For Fall Term '20: August 2, 2020
For Winter Term '21: October 21, 2020
For Spring Term '20: February 15, 2021
For Summer Term '20: May 10, 2021
National Survey of Caregivers
This research project was conducted by a PhD student at the Center for Technology and Behavioral Health at Dartmouth College. The research analyzed the effects of recording technology on patients with neurodegenerative disease and how recording technology can be used as an aid for caregivers. Data was gathered on the unmet critical need to understand how caregivers interact with communication technology, their views on recording, and how caregivers might use technology to improve their ability to communicate and effectively prepare to meet the needs of patients.
Ethical Implications of Media Influence on Altering US Public Opinion
Undergrad student research on how media coverage of the recent demonstrations and violence perpetrated by both the protesters and the pro-China police in Hong Kong affects U.S. public opinion about China and foreign policy preferences towards both China and Hong Kong. Experiment, to be fielded in the U.S., respondents are randomly exposed to either neutral, pro-China, or pro-Hong Kong news about the ongoing demonstrations, and then asked questions about their attitudes and preferences for subsequent U.S. foreign policies.
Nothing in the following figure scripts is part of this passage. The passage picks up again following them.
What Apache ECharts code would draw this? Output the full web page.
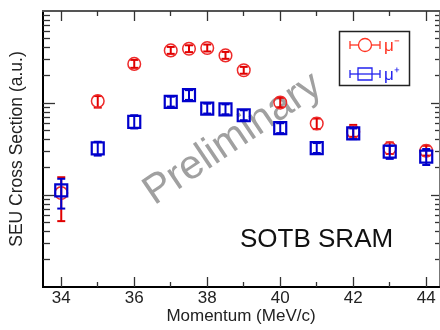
<!DOCTYPE html>
<html>
<head>
<meta charset="utf-8">
<script src="https://cdn.jsdelivr.net/npm/echarts@6/dist/echarts.min.js"></script>
<style>
  html, body { margin: 0; padding: 0; background: #fff; }
  #chart { width: 440px; height: 330px; }
</style>
</head>
<body>
<div id="chart"></div>
<script>
// momentum points (MeV/c)
const momentum = [34, 35, 36, 37, 37.5, 38, 38.5, 39, 40, 41, 42, 43, 44]

// mu- : value, lower and upper error
const muMinus = [10.5, 105, 266, 373, 389, 396, 329, 227, 101, 59.9, 48.6, 32.2, 30.3]
const muMinusLo = [5.2, 89.1, 241, 342, 357, 363, 302, 208, 89.8, 52.0, 42.9, 27.9, 26.8]
const muMinusHi = [15.6, 119, 294, 407, 424, 432, 359, 247, 114, 67.8, 57.8, 37.3, 34.3]

// mu+ : value, lower and upper error
const muPlus = [11.2, 32.2, 62.3, 103, 122, 86.9, 85.4, 73.6, 53.3, 32.4, 46.7, 29.6, 26.1]
const muPlusLo = [7.12, 26.8, 52.9, 91.3, 108, 76.8, 75.4, 65.0, 47.1, 28.6, 40.5, 24.7, 21.2]
const muPlusHi = [15.0, 37.9, 73.6, 117, 138, 98.4, 96.7, 83.3, 60.3, 36.7, 52.9, 34.3, 31.6]

// axis ticks
const xMajor = [34, 36, 38, 40, 42, 44]
const xMinor = [35, 37, 39, 41, 43]
const yMajor = [10, 100]
const yMinor = [2, 3, 4, 5, 6, 7, 8, 9, 20, 30, 40, 50, 60, 70, 80, 90, 200, 300, 400, 500, 600, 700, 800, 900]

const font = "'Liberation Sans', Arial, sans-serif"

function rows(v, lo, hi) {
  return momentum.map((m, i) => [m, v[i], lo[i], hi[i]])
}

function errRender(kind, barColor, markColor) {
  return function (params, api) {
    const x = api.value(0)
    const c = api.coord([x, api.value(1)])
    const lo = api.coord([x, api.value(2)])
    const hi = api.coord([x, api.value(3)])
    const cw = 4
    const st = { stroke: barColor, lineWidth: 2 }
    const mark = kind === 'circle'
      ? { type: 'circle', shape: { cx: c[0], cy: c[1], r: 6.3 }, style: { fill: 'transparent', stroke: markColor, lineWidth: 1.5 } }
      : { type: 'rect', shape: { x: c[0] - 6, y: c[1] - 6, width: 12, height: 12 }, style: { fill: 'transparent', stroke: markColor, lineWidth: 2.2 } }
    return {
      type: 'group',
      children: [
        { type: 'line', shape: { x1: c[0], y1: lo[1], x2: c[0], y2: hi[1] }, style: st },
        { type: 'line', shape: { x1: c[0] - cw, y1: lo[1], x2: c[0] + cw, y2: lo[1] }, style: st },
        { type: 'line', shape: { x1: c[0] - cw, y1: hi[1], x2: c[0] + cw, y2: hi[1] }, style: st },
        mark
      ]
    }
  }
}

function xAxisOf(pos, ticks, len, extra) {
  return Object.assign({
    type: 'value', position: pos, min: 33.5, max: 44.35,
    axisLine: { show: true, onZero: false, lineStyle: { color: pos === 'top' ? '#555' : '#000', width: 2 } },
    axisTick: { show: true, inside: true, length: len, customValues: ticks, lineStyle: { color: '#333', width: 1.3 } },
    axisLabel: { show: false },
    splitLine: { show: false }
  }, extra || {})
}

function yAxisOf(pos, ticks, len, extra) {
  return Object.assign({
    type: 'log', logBase: 10, position: pos, min: 1, max: 1000,
    axisLine: { show: true, lineStyle: { color: pos === 'right' ? '#777' : '#000', width: pos === 'right' ? 1 : 2 } },
    axisTick: { show: true, inside: true, length: len, customValues: ticks, lineStyle: { color: '#333', width: 1.3 } },
    axisLabel: { show: false },
    splitLine: { show: false }
  }, extra || {})
}

const chart = echarts.init(document.getElementById('chart'))
chart.setOption({
  animation: false,
  backgroundColor: '#fff',
  grid: { left: 43, right: 1, top: 11, bottom: 41 },
  xAxis: [
    xAxisOf('bottom', xMajor, 10, {
      axisLabel: { show: true, customValues: xMajor, fontSize: 17, color: '#222', margin: 3, fontFamily: font },
      name: 'Momentum (MeV/c)', nameLocation: 'middle', nameGap: 21, nameMoveOverlap: false,
      nameTextStyle: { fontSize: 17, color: '#222', fontFamily: font }
    }),
    xAxisOf('bottom', xMinor, 5),
    xAxisOf('top', xMajor, 10),
    xAxisOf('top', xMinor, 5)
  ],
  yAxis: [
    yAxisOf('left', yMajor, 12, {
      name: 'SEU Cross Section (a.u.)', nameLocation: 'middle', nameGap: 17, nameMoveOverlap: false,
      nameTextStyle: { fontSize: 17.5, color: '#222', fontFamily: font }
    }),
    yAxisOf('left', yMinor, 7),
    yAxisOf('right', yMajor, 8),
    yAxisOf('right', yMinor, 4)
  ],
  series: [
    {
      name: 'mu-', type: 'custom', xAxisIndex: 0, yAxisIndex: 0, clip: false,
      encode: { x: 0, y: [1, 2, 3] },
      renderItem: errRender('circle', '#e00000', '#ee2a2a'),
      data: rows(muMinus, muMinusLo, muMinusHi)
    },
    {
      name: 'mu+', type: 'custom', xAxisIndex: 0, yAxisIndex: 0, clip: false,
      encode: { x: 0, y: [1, 2, 3] },
      renderItem: errRender('rect', '#0000cc', '#0000cc'),
      data: rows(muPlus, muPlusLo, muPlusHi)
    }
  ],
  graphic: [
    {
      type: 'text', x: 233, y: 139, rotation: 34 * Math.PI / 180, z: 1,
      style: { text: 'Preliminary', fontSize: 41, fontFamily: font, fill: '#a0a0a0', align: 'center', verticalAlign: 'middle' }
    },
    {
      type: 'text', x: 240, y: 240,
      style: { text: 'SOTB SRAM', fontSize: 26, fontFamily: font, fill: '#111', align: 'left', verticalAlign: 'middle' }
    },
    // legend box
    {
      type: 'group', z: 10,
      children: [
        { type: 'rect', shape: { x: 339.5, y: 31.5, width: 70, height: 54 }, style: { fill: '#fff', stroke: '#222', lineWidth: 1.5 } },
        { type: 'line', shape: { x1: 350, y1: 45, x2: 380, y2: 45 }, style: { stroke: '#ff3322', lineWidth: 1.3 } },
        { type: 'line', shape: { x1: 350, y1: 41, x2: 350, y2: 49 }, style: { stroke: '#ff3322', lineWidth: 1.3 } },
        { type: 'line', shape: { x1: 380, y1: 41, x2: 380, y2: 49 }, style: { stroke: '#ff3322', lineWidth: 1.3 } },
        { type: 'circle', shape: { cx: 365, cy: 45, r: 6.5 }, style: { fill: '#fff', stroke: '#ff3322', lineWidth: 1.3 } },
        { type: 'text', x: 384, y: 46, style: { text: 'μ⁻', fontSize: 17, fontFamily: font, fill: '#ff3322', verticalAlign: 'middle' } },
        { type: 'line', shape: { x1: 350, y1: 74, x2: 380, y2: 74 }, style: { stroke: '#2222ee', lineWidth: 1.3 } },
        { type: 'line', shape: { x1: 350, y1: 70, x2: 350, y2: 78 }, style: { stroke: '#2222ee', lineWidth: 1.3 } },
        { type: 'line', shape: { x1: 380, y1: 70, x2: 380, y2: 78 }, style: { stroke: '#2222ee', lineWidth: 1.3 } },
        { type: 'rect', shape: { x: 358, y: 68, width: 14, height: 12 }, style: { fill: 'transparent', stroke: '#2222ee', lineWidth: 1.3 } },
        { type: 'text', x: 384, y: 75, style: { text: 'μ⁺', fontSize: 17, fontFamily: font, fill: '#2222ee', verticalAlign: 'middle' } }
      ]
    }
  ]
})
</script>
</body>
</html>
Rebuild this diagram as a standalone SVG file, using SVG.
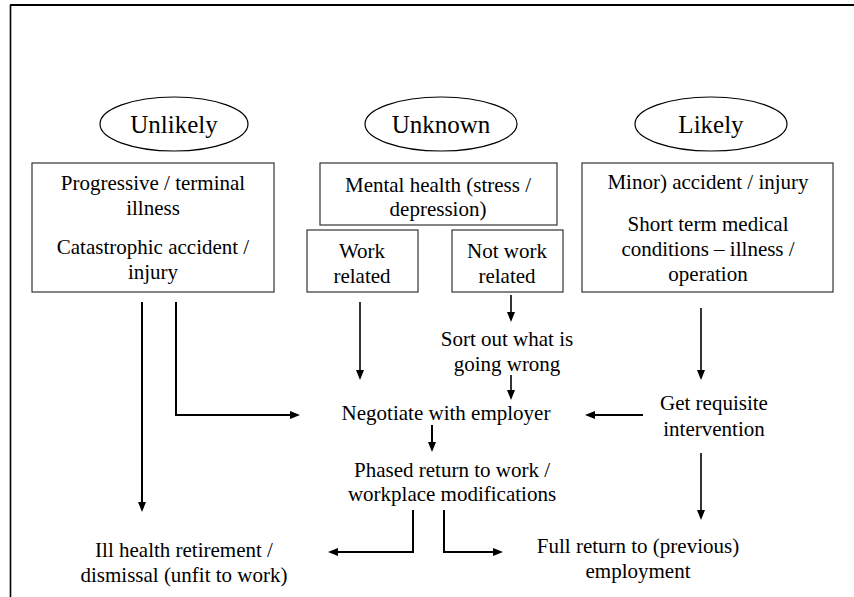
<svg xmlns="http://www.w3.org/2000/svg" width="854" height="597" viewBox="0 0 854 597">
<style>
  text { font-family: "Liberation Serif", "Times New Roman", serif; fill: #000; text-anchor: middle; }
  .t { font-size: 21px; }
  .big { font-size: 25px; }
  .box { fill: #fff; stroke: #333; stroke-width: 1.2; }
  .ell { fill: #fff; stroke: #000; stroke-width: 1.2; }
  .c { fill: none; stroke: #000; stroke-width: 2; }
  .thin { stroke-width: 1.6; }
</style>
<defs>
  <marker id="ah" markerUnits="userSpaceOnUse" markerWidth="10" markerHeight="8" refX="2" refY="4" orient="auto">
    <path d="M0,0 L10,4 L0,8 z" fill="#000"/>
  </marker>
</defs>
<rect x="0" y="0" width="854" height="597" fill="#fff"/>
<g id="frame">
  <line x1="10" y1="5" x2="854" y2="5" stroke="#000" stroke-width="2"/>
  <line x1="10.5" y1="5" x2="10.5" y2="597" stroke="#000" stroke-width="1.6"/>
</g>
<g id="unlikely">
  <ellipse class="ell" cx="174" cy="124" rx="74" ry="27"/>
  <text class="big" x="174" y="133">Unlikely</text>
</g>
<g id="unknown">
  <ellipse class="ell" cx="441" cy="124" rx="76" ry="27"/>
  <text class="big" x="441" y="133">Unknown</text>
</g>
<g id="likely">
  <ellipse class="ell" cx="711" cy="124" rx="76" ry="27"/>
  <text class="big" x="711" y="133">Likely</text>
</g>
<g id="progressive">
  <rect class="box" x="32" y="163" width="242" height="129"/>
  <text class="t" x="153" y="190">Progressive / terminal</text>
  <text class="t" x="153" y="215">illness</text>
  <text class="t" x="153" y="254">Catastrophic accident /</text>
  <text class="t" x="153" y="279">injury</text>
</g>
<g id="mental">
  <rect class="box" x="320" y="163" width="237" height="62"/>
  <text class="t" x="438" y="192">Mental health (stress /</text>
  <text class="t" x="438" y="216">depression)</text>
</g>
<g id="work">
  <rect class="box" x="307" y="230" width="111" height="62"/>
  <text class="t" x="362" y="258">Work</text>
  <text class="t" x="362" y="283">related</text>
</g>
<g id="notwork">
  <rect class="box" x="452" y="230" width="111" height="62"/>
  <text class="t" x="507" y="258">Not work</text>
  <text class="t" x="507" y="283">related</text>
</g>
<g id="minor">
  <rect class="box" x="582" y="163" width="251" height="129"/>
  <text class="t" x="708" y="189">Minor) accident / injury</text>
  <text class="t" x="708" y="231">Short term medical</text>
  <text class="t" x="708" y="256">conditions – illness /</text>
  <text class="t" x="708" y="281">operation</text>
</g>
<g id="sortout">
  <text class="t" x="507" y="346">Sort out what is</text>
  <text class="t" x="507" y="371">going wrong</text>
</g>
<g id="negotiate">
  <text class="t" x="446" y="420">Negotiate with employer</text>
</g>
<g id="requisite">
  <text class="t" x="714" y="410">Get requisite</text>
  <text class="t" x="714" y="436">intervention</text>
</g>
<g id="phased">
  <text class="t" x="452" y="477">Phased return to work /</text>
  <text class="t" x="452" y="501">workplace modifications</text>
</g>
<g id="illhealth">
  <text class="t" x="184" y="557">Ill health retirement /</text>
  <text class="t" x="184" y="582">dismissal (unfit to work)</text>
</g>
<g id="fullreturn">
  <text class="t" x="638" y="553">Full return to (previous)</text>
  <text class="t" x="638" y="578">employment</text>
</g>
<g id="connectors">
  <path class="c" d="M142,302 V504" marker-end="url(#ah)"/>
  <path class="c" d="M176,302 V415 H292" marker-end="url(#ah)"/>
  <path class="c thin" d="M360,302 V372" marker-end="url(#ah)"/>
  <path class="c thin" d="M511,295 V314" marker-end="url(#ah)"/>
  <path class="c thin" d="M511,375 V392" marker-end="url(#ah)"/>
  <path class="c thin" d="M701,308 V372" marker-end="url(#ah)"/>
  <path class="c" d="M643,415 H593" marker-end="url(#ah)"/>
  <path class="c" d="M432,425 V444" marker-end="url(#ah)"/>
  <path class="c" d="M413,510 V552 H336" marker-end="url(#ah)"/>
  <path class="c" d="M444,510 V552 H495" marker-end="url(#ah)"/>
  <path class="c thin" d="M701,453 V512" marker-end="url(#ah)"/>
</g>
</svg>
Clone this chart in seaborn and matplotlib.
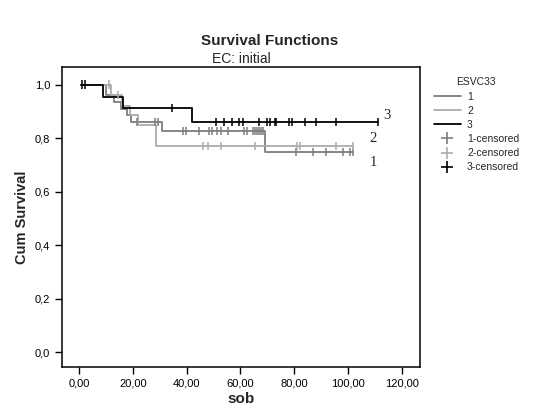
import pandas as pd
import seaborn as sns
import matplotlib.pyplot as plt
from matplotlib.lines import Line2D
from matplotlib.ticker import FuncFormatter

# step functions (time where the level starts, survival level)
g1_times = [0.7, 10, 13, 15.5, 18, 19.5, 31, 69, 102]
g1_surv = [1.0, 0.96, 0.935, 0.91, 0.885, 0.859, 0.827, 0.748, 0.748]
g1_cens = [21.5, 28.2, 29.5, 38.7, 39.8, 44.6, 48.3, 49.4, 51.3, 52.8, 55.4,
           61.3, 62.5, 64.7, 65.5, 66.2, 67, 67.8, 68.5,
           80.7, 87, 91.8, 98, 100.7, 102]

g2_times = [0.7, 12, 16, 19, 22, 28.5, 102]
g2_surv = [1.0, 0.96, 0.92, 0.885, 0.85, 0.77, 0.77]
g2_cens = [11, 14.5, 46, 48, 52.8, 65.4, 81, 82, 95.5, 102]

g3_times = [0.7, 9, 16.5, 42, 111]
g3_surv = [1.0, 0.955, 0.913, 0.859, 0.859]
g3_cens = [1.0, 2.2, 34.6, 51, 54, 57, 59.5, 61, 67, 70, 71, 73, 73.3,
           78, 79, 84, 88, 95.5, 111]

groups = ["1", "2", "3"]
colors = {"1": "#7d7d7d", "2": "#ababab", "3": "#000000"}
xticks = [0, 20, 40, 60, 80, 100, 120]
yticks = [0.0, 0.2, 0.4, 0.6, 0.8, 1.0]


def level_at(times, surv, t):
    s = surv[0]
    for tt, ss in zip(times, surv):
        if tt <= t:
            s = ss
    return s


steps = []
cens = []
for g, times, surv, ct in [("1", g1_times, g1_surv, g1_cens),
                           ("2", g2_times, g2_surv, g2_cens),
                           ("3", g3_times, g3_surv, g3_cens)]:
    for t, s in zip(times, surv):
        steps.append({"time": t, "surv": s, "group": g})
    for t in ct:
        cens.append({"time": t, "surv": level_at(times, surv, t), "group": g})
steps = pd.DataFrame(steps)
cens = pd.DataFrame(cens)

sns.set_style("ticks")
plt.rcParams["font.family"] = ["Liberation Sans", "DejaVu Sans"]

fig = plt.figure(figsize=(5.37, 4.12), dpi=100)
ax = fig.add_axes([0.1155, 0.109, 0.667, 0.728])

sns.lineplot(data=steps, x="time", y="surv", hue="group", hue_order=groups,
             palette=colors, drawstyle="steps-post", estimator=None,
             linewidth=1.3, legend=False, ax=ax)
sns.scatterplot(data=cens, x="time", y="surv", hue="group", hue_order=groups,
                palette=colors, marker="|", s=35, linewidth=1.1,
                legend=False, ax=ax, zorder=3)

ax.set_xlim(-6.3, 126.8)
ax.set_ylim(-0.056, 1.065)
ax.set_xticks(xticks)
ax.set_yticks(yticks)
ax.xaxis.set_major_formatter(FuncFormatter(lambda v, p: f"{v:.2f}".replace(".", ",")))
ax.yaxis.set_major_formatter(FuncFormatter(lambda v, p: f"{v:.1f}".replace(".", ",")))
ax.tick_params(direction="out", length=5, width=1, labelsize=8, colors="black")
for sp in ax.spines.values():
    sp.set_linewidth(1.1)
    sp.set_color("black")

ax.set_xlabel("sob", fontsize=11, fontweight="bold", labelpad=2)
ax.set_ylabel("Cum Survival", fontsize=10.5, fontweight="bold", labelpad=4)
ax.set_title("EC: initial", fontsize=10, pad=3)
fig.text(0.503, 0.9, "Survival Functions", ha="center", va="center",
         fontsize=11, fontweight="bold")

# end-of-curve labels
for lab, x, y in [("3", 113, 0.885), ("2", 108, 0.80), ("1", 108, 0.71)]:
    ax.text(x, y, lab, fontsize=10.5, family="Liberation Serif", va="center")

handles = [Line2D([], [], color=colors[g], lw=1.3) for g in groups]
handles += [Line2D([], [], color=colors[g], marker="+", ms=8, lw=0, mew=1.2) for g in groups]
labels = groups + [f"{g}-censored" for g in groups]
fig.legend(handles, labels, title="ESVC33", loc="upper left",
           bbox_to_anchor=(0.79, 0.835), frameon=False, fontsize=7.5,
           title_fontsize=7.5, handlelength=2.6, labelspacing=0.4,
           handletextpad=0.6)

fig.savefig("out.png", dpi=100)
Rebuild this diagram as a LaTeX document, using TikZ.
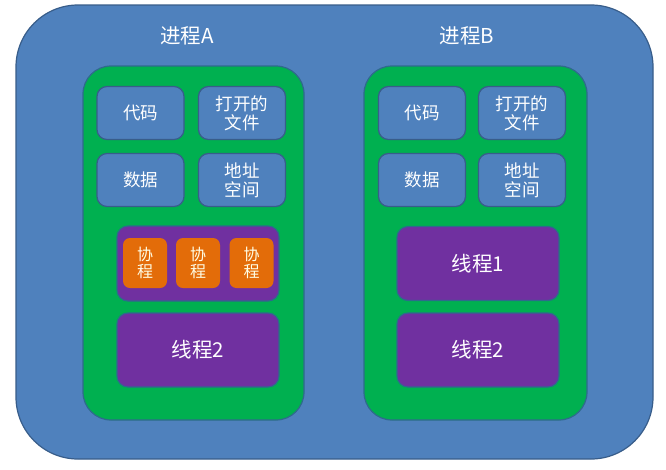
\documentclass[tikz,border=0pt]{standalone}
\usepackage{fontspec}
\setmainfont{Noto Sans CJK SC}
\definecolor{obl}{HTML}{4F81BD}
\definecolor{obd}{HTML}{385D8A}
\definecolor{ogr}{HTML}{00B050}
\definecolor{opu}{HTML}{7030A0}
\definecolor{oor}{HTML}{E36C09}
\definecolor{oedge}{HTML}{2F6A8C}
\tikzset{
  box/.style={draw=obd,line width=1.2pt,inner sep=0pt,text=white,align=center,font=\fontsize{17.5}{19}\selectfont},
  outerbox/.style={box,fill=obl,rounded corners=62pt},
  procbox/.style={box,fill=ogr,draw=oedge,rounded corners=28pt},
  resbox/.style={box,fill=obl,rounded corners=10pt,minimum width=87pt,minimum height=53pt},
  thbox/.style={box,fill=opu,draw=oedge,rounded corners=11pt,minimum width=162pt,minimum height=74pt,font=\fontsize{20.5}{22}\selectfont},
  cobox/.style={box,fill=oor,draw=none,rounded corners=7pt,minimum width=44pt,minimum height=50pt,font=\fontsize{16}{17}\selectfont,text=white!90!yellow},
  title/.style={text=white,font=\fontsize{20.5}{22}\selectfont}
}
\begin{document}
\begin{tikzpicture}[x=1pt,y=-1pt]
\useasboundingbox (0,0) rectangle (666,469);
\fill[white] (0,0) rectangle (666,469);
\node[outerbox,minimum width=637pt,minimum height=454pt] (outer) at (334.5,232) {};
\node[title] (tA) at (187,36) {进程A};
\node[title] (tB) at (467,36) {进程B};
% process A
\node[procbox,minimum width=221pt,minimum height=354pt] (pA) at (193.5,243) {};
\node[resbox] (codeA) at (140.5,113) {代码};
\node[resbox] (fileA) at (242,113) {打开的\\文件};
\node[resbox] (dataA) at (140.5,180) {数据};
\node[resbox] (addrA) at (242,180) {地址\\空间};
\node[thbox,minimum height=75pt] (th1A) at (198,263.5) {};
\node[cobox] (co1) at (145,263) {协\\程};
\node[cobox] (co2) at (198,263) {协\\程};
\node[cobox] (co3) at (251.5,263) {协\\程};
\node[thbox] (th2A) at (198,350) {线程2};
% process B
\node[procbox,minimum width=223pt,minimum height=354pt] (pB) at (475.5,243) {};
\node[resbox] (codeB) at (422,113) {代码};
\node[resbox] (fileB) at (522,113) {打开的\\文件};
\node[resbox] (dataB) at (422,180) {数据};
\node[resbox] (addrB) at (522,180) {地址\\空间};
\node[thbox] (th1B) at (478,263.5) {线程1};
\node[thbox] (th2B) at (478,350) {线程2};
\end{tikzpicture}
\end{document}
The State of Social and Political Expression on College Campuses
"What explains variation in student willingness and truthfulness when discussing social and political topics on campus?" Research to determine if a large percentage of undergraduate students across the political spectrum are muting at least some of their beliefs on social or political issues and the reasons behind self-censorship. Some potential reasons include preventing others from being offended, nipping emotionally-exhausting conversations on sensitive issues, being uncomfortable sharing partially-developed thoughts on polarizing topics, or being unwilling to speak on issues in which one lacks personal experience.